In short, although the factual record of this case is complete, Plaintiff has proffered only general similarities between himself and other Airport Manager Bs and made conclusory, unsupported statements that all Airport Manager Bs spend the majority of their time performing the manual, non-exempt labor consisting of moving, cleaning and renting cars. This demonstration does not carry Plaintiff's burden to establish that there is a "factual nexus" between his situation and the situation of other Airport Manager Bs not compensated for overtime work allegedly in violation of FLSA. Cf. Aquilino v. Home Depot, Inc., No. 04-4100, 2006 WL 2583563, at * 2 (D.N.J. Sept. 7, 2006) (affirming magistrate judge's decision to grant conditional certification to FLSA collective action) (quoting Hoffman, 982 F.Supp. at 262.).
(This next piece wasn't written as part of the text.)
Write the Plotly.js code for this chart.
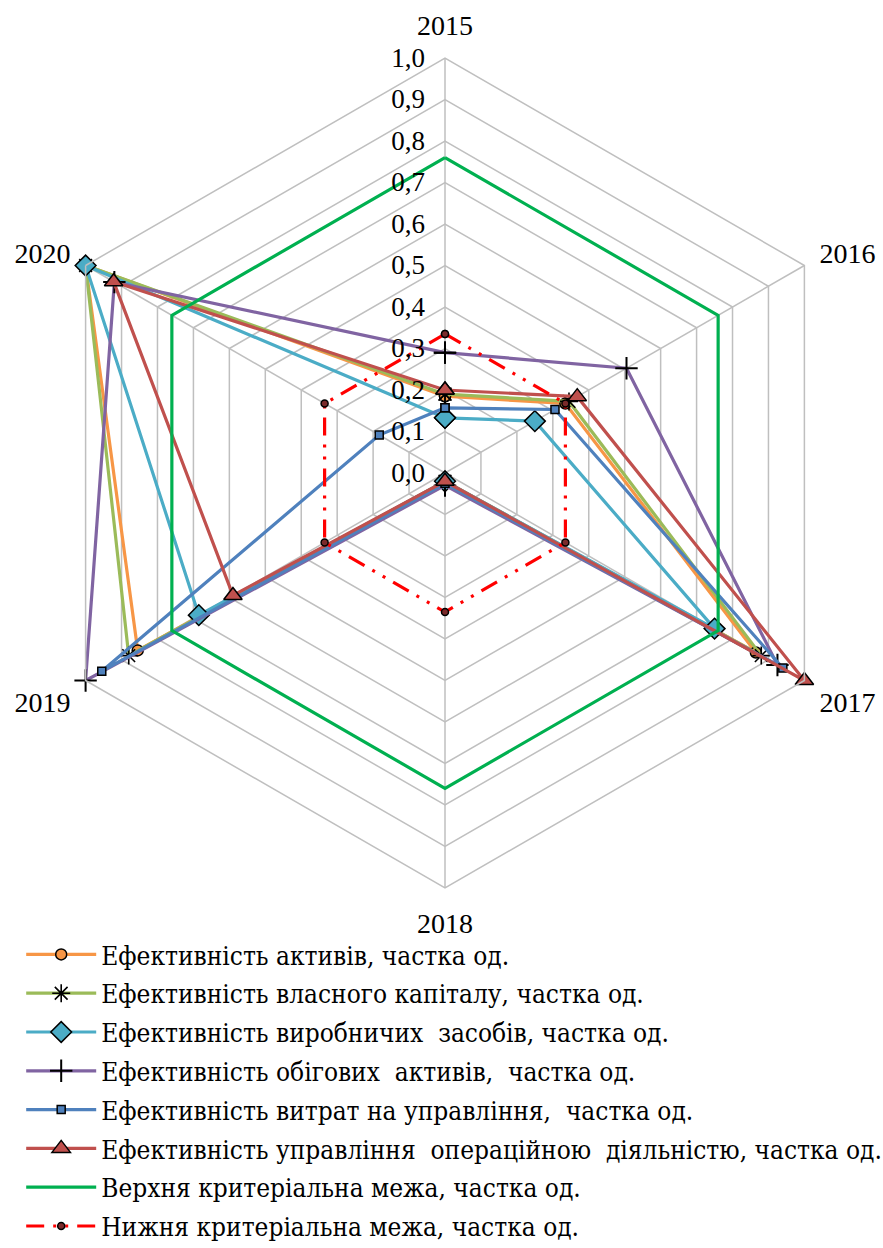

As to the duties and responsibilities of his day-to-day performance, which are critical to an evaluation of whether his FLSA exempt status violated the statute and thus critical to the ultimate question of liability, Tahir has failed to show that he is similarly situated to the members of the proposed class.

The Court thus concludes that, as Plaintiff has not met his burden of establishing the "similarly situated" requirement of a FLSA collective action, certification the claim for unpaid overtime is not warranted under 29 U.S.C. § 216(b).


For the foregoing reasons, the Court denies Plaintiff's motion for conditional certification of this FLSA collective action. An appropriate form of Order will be filed.